How does a variable universal life (VUL) insurance policy stack up as an alternative to a Roth IRA (for retirement planning) or a Section 529 Plan (for college tuition planning)? Using a VUL policy in lieu of a Roth IRA or a Section 529 Plan will probably not make sense if funding for retirement or college is the only objective. However, a VUL policy may make great sense where funding for retirement, college, or both, is desirable and there is also a need for life insurance. This article will explore the advantages and disadvantages of a VUL policy compared to Roth IRAs and Section 529 Plans.
VUL insurance is permanent insurance that provides a death benefit with the ability to build cash value. With VUL, the policy owner chooses which professionally-managed funds to invest the premiums (net of the cost of insurance and policy/administrative fees). These funds also charge administrative fees.

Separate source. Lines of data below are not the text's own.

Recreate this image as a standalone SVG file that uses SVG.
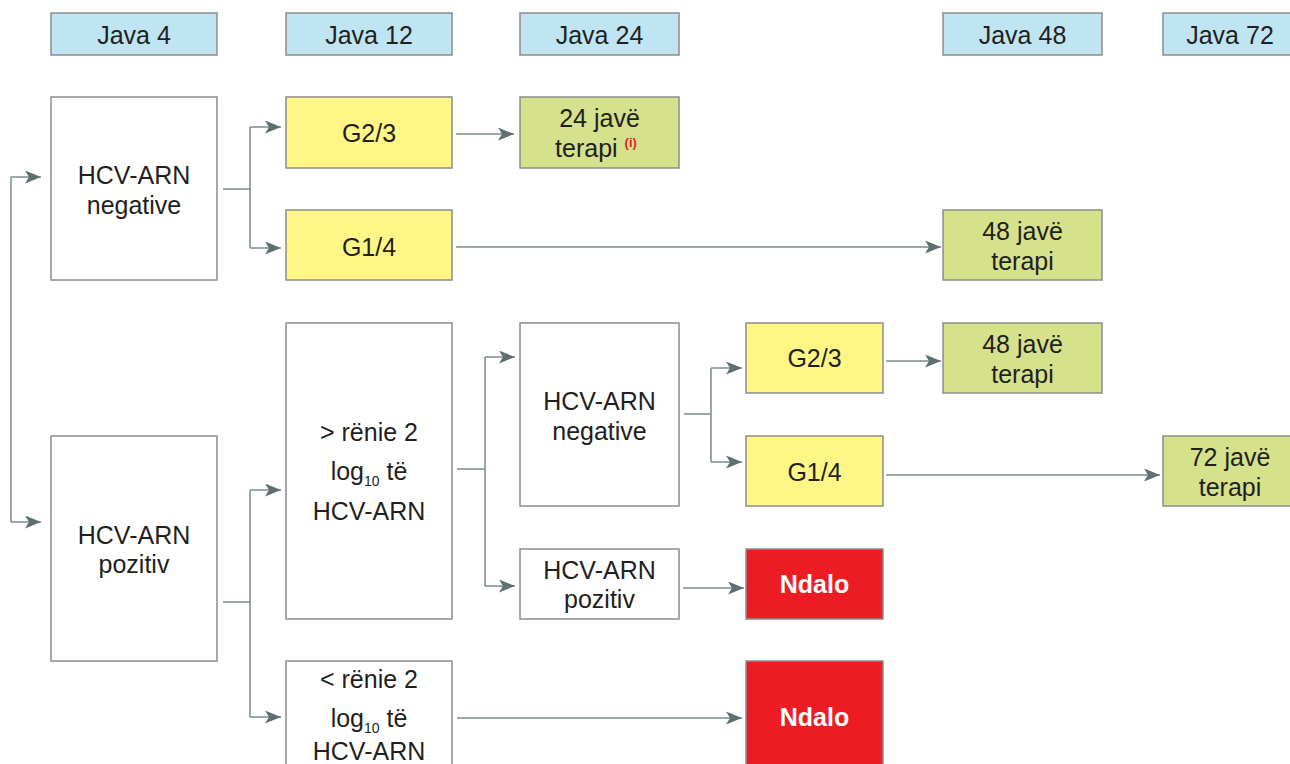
<svg xmlns="http://www.w3.org/2000/svg" width="1290" height="764" viewBox="0 0 1290 764">
<style>
text{font-family:"Liberation Sans",Arial,sans-serif;font-size:25px;fill:#231f20;text-anchor:middle}
.hdr{fill:#bfe4f2;stroke:#8c8c8c;stroke-width:1.5}
.w{fill:#ffffff;stroke:#8c8c8c;stroke-width:1.5}
.y{fill:#fff685;stroke:#8c8c8c;stroke-width:1.5}
.g{fill:#d5e18b;stroke:#8c8c8c;stroke-width:1.5}
.r{fill:#ed1c24;stroke:#8c8c8c;stroke-width:1.5}
.nd{fill:#ffffff;font-weight:bold}
.sub{font-size:14px}
.sup{font-size:13px;font-weight:bold;fill:#e8202a}
.c{fill:none;stroke:#7a8a8c;stroke-width:1.5}
.ca{fill:none;stroke:#7a8a8c;stroke-width:1.5;marker-end:url(#ah)}
</style>
<defs>
<marker id="ah" markerUnits="userSpaceOnUse" markerWidth="17" markerHeight="13" refX="16" refY="6.5" orient="auto">
<path d="M0,0 L16,6.5 L0,13 L4,6.5 z" fill="#5f6e70"/>
</marker>
</defs>
<g id="headers">
<g id="h4"><rect class="hdr" x="51" y="13" width="166" height="42"/><text x="134" y="44">Java 4</text></g>
<g id="h12"><rect class="hdr" x="286" y="13" width="166" height="42"/><text x="369" y="44">Java 12</text></g>
<g id="h24"><rect class="hdr" x="520" y="13" width="159" height="42"/><text x="599.5" y="44">Java 24</text></g>
<g id="h48"><rect class="hdr" x="943" y="13" width="159" height="42"/><text x="1022.5" y="44">Java 48</text></g>
<g id="h72"><rect class="hdr" x="1163" y="13" width="140" height="42"/><text x="1230" y="44">Java 72</text></g>
</g>
<g id="n_neg4"><rect class="w" x="51" y="97" width="166" height="183"/><text x="134" y="184">HCV-ARN</text><text x="134" y="214">negative</text></g>
<g id="n_poz4"><rect class="w" x="51" y="436" width="166" height="225"/><text x="134" y="544">HCV-ARN</text><text x="134" y="573">pozitiv</text></g>
<g id="n_g23a"><rect class="y" x="286" y="97" width="166" height="71"/><text x="369" y="142">G2/3</text></g>
<g id="n_g14a"><rect class="y" x="286" y="210" width="166" height="70"/><text x="369" y="256">G1/4</text></g>
<g id="n_24t"><rect class="g" x="520" y="97" width="159" height="71"/><text x="599.5" y="127">24 javë</text><text x="596" y="157">terapi <tspan class="sup" dy="-10">(i)</tspan></text></g>
<g id="n_48ta"><rect class="g" x="943" y="210" width="159" height="70"/><text x="1022.5" y="240">48 javë</text><text x="1022.5" y="270">terapi</text></g>
<g id="n_gt2"><rect class="w" x="286" y="323" width="166" height="296"/><text x="369" y="441">&gt; rënie 2</text><text x="369" y="480">log<tspan class="sub" dy="6">10</tspan><tspan dy="-6"> të</tspan></text><text x="369" y="520">HCV-ARN</text></g>
<g id="n_lt2"><rect class="w" x="286" y="661" width="166" height="120"/><text x="369" y="688">&lt; rënie 2</text><text x="369" y="727">log<tspan class="sub" dy="6">10</tspan><tspan dy="-6"> të</tspan></text><text x="369" y="760">HCV-ARN</text></g>
<g id="n_neg24"><rect class="w" x="520" y="323" width="159" height="183"/><text x="599.5" y="410">HCV-ARN</text><text x="599.5" y="440">negative</text></g>
<g id="n_poz24"><rect class="w" x="520" y="549" width="159" height="70"/><text x="599.5" y="579">HCV-ARN</text><text x="599.5" y="608">pozitiv</text></g>
<g id="n_g23b"><rect class="y" x="746" y="323" width="137" height="70"/><text x="814.5" y="367">G2/3</text></g>
<g id="n_g14b"><rect class="y" x="746" y="436" width="137" height="70"/><text x="814.5" y="481">G1/4</text></g>
<g id="n_48tb"><rect class="g" x="943" y="323" width="159" height="70"/><text x="1022.5" y="353">48 javë</text><text x="1022.5" y="383">terapi</text></g>
<g id="n_72t"><rect class="g" x="1163" y="436" width="140" height="70"/><text x="1230" y="466">72 javë</text><text x="1230" y="496">terapi</text></g>
<g id="n_stop1"><rect class="r" x="746" y="549" width="137" height="70"/><text class="nd" x="814.5" y="593">Ndalo</text></g>
<g id="n_stop2"><rect class="r" x="746" y="661" width="137" height="120"/><text class="nd" x="814.5" y="726">Ndalo</text></g>
<g id="connectors">
<path class="c" d="M11,177 V522"/>
<path class="ca" d="M11,177 H41"/>
<path class="ca" d="M11,522 H41"/>
<path class="c" d="M223,189 H250 M250,127 V248"/>
<path class="ca" d="M250,127 H281"/>
<path class="ca" d="M250,248 H281"/>
<path class="ca" d="M456,134 H514"/>
<path class="ca" d="M456,247 H941"/>
<path class="c" d="M223,602 H250 M250,490 V717"/>
<path class="ca" d="M250,490 H281"/>
<path class="ca" d="M250,717 H281"/>
<path class="c" d="M457,469 H485 M485,357 V586"/>
<path class="ca" d="M485,357 H515"/>
<path class="ca" d="M485,586 H515"/>
<path class="c" d="M684,414 H711 M711,368 V462"/>
<path class="ca" d="M711,368 H742"/>
<path class="ca" d="M711,462 H742"/>
<path class="ca" d="M886,361 H941"/>
<path class="ca" d="M886,475 H1160"/>
<path class="ca" d="M683,588 H744"/>
<path class="ca" d="M457,718 H742"/>
</g>
</svg>
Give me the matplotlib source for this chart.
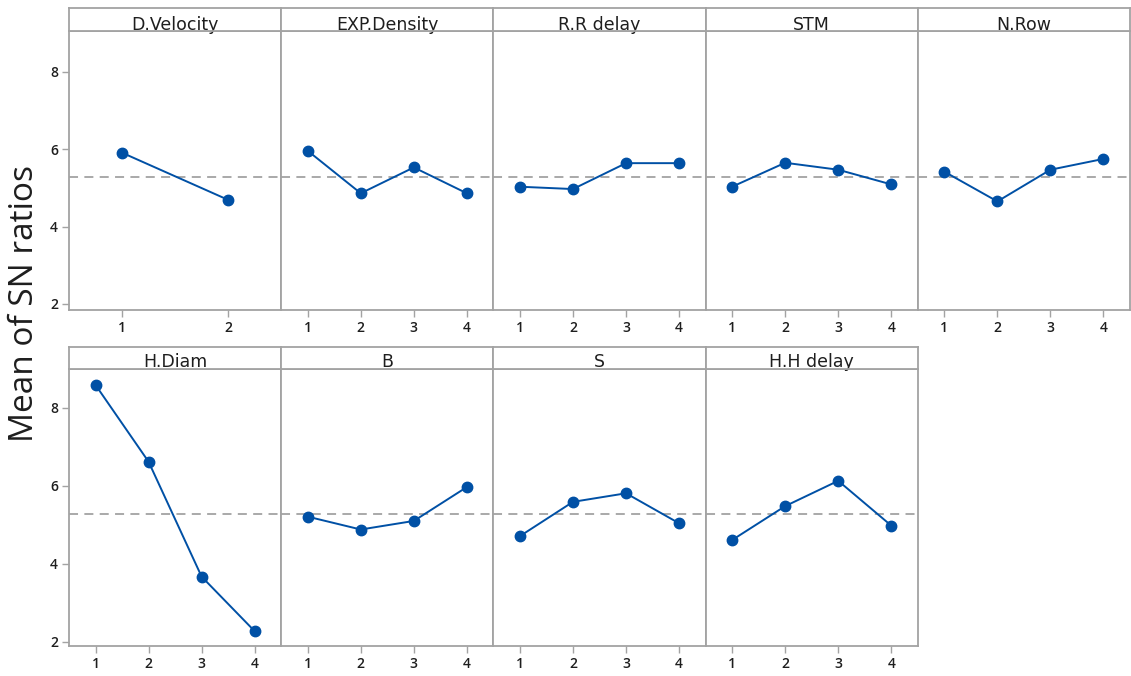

The policy is called “variable” because its account values will vary according to the performance of the funds chosen. It is called “universal” because the policy owner can set the premium amount and payment schedule – provided they are sufficient to support the death benefit and sustain the policy. A VUL policy can cover a single life or joint lives (i.e., a survivorship policy). A VUL policy is an ideal product for someone who needs death benefit protection (i.e., to replace income, to provide liquidity to pay estate taxes, or simply to create an estate) and is also looking to supplement retirement income or to save for educational expenses.

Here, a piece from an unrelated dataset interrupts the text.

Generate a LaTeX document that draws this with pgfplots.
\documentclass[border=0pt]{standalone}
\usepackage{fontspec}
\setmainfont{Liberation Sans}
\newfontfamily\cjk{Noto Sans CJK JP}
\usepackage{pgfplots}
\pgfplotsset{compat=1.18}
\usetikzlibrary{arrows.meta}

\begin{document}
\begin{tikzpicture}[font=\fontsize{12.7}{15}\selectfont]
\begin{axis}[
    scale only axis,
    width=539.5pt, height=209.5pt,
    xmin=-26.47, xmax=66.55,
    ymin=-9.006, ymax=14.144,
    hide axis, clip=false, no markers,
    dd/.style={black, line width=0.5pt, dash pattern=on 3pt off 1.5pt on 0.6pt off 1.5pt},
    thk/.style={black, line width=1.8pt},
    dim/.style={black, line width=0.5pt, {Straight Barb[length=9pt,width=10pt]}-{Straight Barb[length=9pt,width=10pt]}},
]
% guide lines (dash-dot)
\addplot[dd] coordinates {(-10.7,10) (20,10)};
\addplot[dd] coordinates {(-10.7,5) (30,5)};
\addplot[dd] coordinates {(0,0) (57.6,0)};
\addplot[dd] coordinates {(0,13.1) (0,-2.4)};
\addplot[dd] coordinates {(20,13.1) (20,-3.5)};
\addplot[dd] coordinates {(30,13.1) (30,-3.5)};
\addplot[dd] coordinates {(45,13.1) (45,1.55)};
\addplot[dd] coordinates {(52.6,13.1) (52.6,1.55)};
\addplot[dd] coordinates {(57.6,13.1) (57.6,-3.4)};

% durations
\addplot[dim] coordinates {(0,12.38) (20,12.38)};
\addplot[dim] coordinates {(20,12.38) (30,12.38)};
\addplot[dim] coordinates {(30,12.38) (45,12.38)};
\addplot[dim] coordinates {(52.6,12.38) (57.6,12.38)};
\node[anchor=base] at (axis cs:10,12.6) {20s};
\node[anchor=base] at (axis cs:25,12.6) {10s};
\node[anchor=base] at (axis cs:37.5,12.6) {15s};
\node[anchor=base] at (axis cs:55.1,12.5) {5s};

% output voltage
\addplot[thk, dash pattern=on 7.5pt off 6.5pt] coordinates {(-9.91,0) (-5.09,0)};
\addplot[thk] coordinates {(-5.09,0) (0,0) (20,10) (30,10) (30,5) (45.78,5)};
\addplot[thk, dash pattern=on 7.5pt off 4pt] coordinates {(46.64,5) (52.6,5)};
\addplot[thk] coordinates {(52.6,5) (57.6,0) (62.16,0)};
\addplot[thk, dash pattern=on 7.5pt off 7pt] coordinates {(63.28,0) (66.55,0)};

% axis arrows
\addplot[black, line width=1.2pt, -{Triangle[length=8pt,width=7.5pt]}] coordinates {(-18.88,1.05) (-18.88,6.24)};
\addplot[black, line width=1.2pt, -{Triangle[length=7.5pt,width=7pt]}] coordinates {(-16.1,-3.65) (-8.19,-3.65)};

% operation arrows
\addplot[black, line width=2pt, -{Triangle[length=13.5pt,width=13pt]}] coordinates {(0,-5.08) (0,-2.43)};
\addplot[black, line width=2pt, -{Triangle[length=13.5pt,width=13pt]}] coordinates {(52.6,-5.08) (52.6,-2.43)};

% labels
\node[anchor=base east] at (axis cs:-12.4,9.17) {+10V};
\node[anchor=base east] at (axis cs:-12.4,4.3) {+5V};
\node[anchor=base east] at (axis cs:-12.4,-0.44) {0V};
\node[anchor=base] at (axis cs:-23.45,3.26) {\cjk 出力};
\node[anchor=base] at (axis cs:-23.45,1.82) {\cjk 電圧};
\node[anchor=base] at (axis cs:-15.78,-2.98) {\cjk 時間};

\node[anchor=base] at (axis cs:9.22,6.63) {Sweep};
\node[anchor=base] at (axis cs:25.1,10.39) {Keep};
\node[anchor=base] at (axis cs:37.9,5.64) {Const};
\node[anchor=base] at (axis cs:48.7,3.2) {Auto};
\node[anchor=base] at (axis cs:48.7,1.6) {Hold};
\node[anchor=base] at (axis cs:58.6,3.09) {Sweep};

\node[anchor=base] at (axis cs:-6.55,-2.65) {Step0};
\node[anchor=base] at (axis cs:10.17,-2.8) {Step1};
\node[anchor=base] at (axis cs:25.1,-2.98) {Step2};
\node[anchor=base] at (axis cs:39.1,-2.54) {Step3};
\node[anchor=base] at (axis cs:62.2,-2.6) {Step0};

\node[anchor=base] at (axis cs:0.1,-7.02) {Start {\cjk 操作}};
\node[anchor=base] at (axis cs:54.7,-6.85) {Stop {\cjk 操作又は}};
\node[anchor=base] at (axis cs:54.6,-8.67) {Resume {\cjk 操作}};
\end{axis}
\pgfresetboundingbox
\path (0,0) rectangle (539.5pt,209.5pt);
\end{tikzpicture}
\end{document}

Assuming the VUL policy is not a Modified Endowment Contract (i.e., a policy that fails to meet the tests of IRC Section 7702A, which are designed to prevent the over-funding of policies), loans are free from current income taxation and withdrawals are income taxed only to the extent that they exceed the owner’s basis in the policy. But, for policies issued after 1984, a withdrawal taken within 15 years of policy issuance that reduces policy benefits is subject to income tax under IRC Section 7702(f)(7)(B). After 15 years, there is no immediate income tax. The 15-year rule does not apply to policy loans.
Thus, similar to a Roth IRA or a Section 529 plan, the account values in a VUL policy may be accessed without income taxes. However, policy loans and withdrawals may impact investment performance, death benefits, no-lapse guarantees and the tax impact upon the lapse of a policy. Moreover, unlike non-variable policies, the insurance company does not guarantee the account values of a VUL insurance policy. Since the policy values may vary either upward or downward based on the performance of the investment funds selected, a VUL policy presents a risk to the death benefit.
Both Roth IRAs and VUL policies offer the owner a choice of investment options and, for both products, the contributions/premiums are not tax deductible. With a Roth IRA, the interest or earnings on the account values are income tax free, while the interest or earnings with a VUL policy are income tax deferred. Withdrawals from Roth IRAs are income tax free if the account owner is at least age 59 ½ or older. As discussed above, with a VUL policy, withdrawals up to basis are not taxable; and policy loans are not taxable, provided the policy remains in force until the insured dies. With both products, death benefits are income tax free to the beneficiaries, provided the Roth IRA has been open for at least five years.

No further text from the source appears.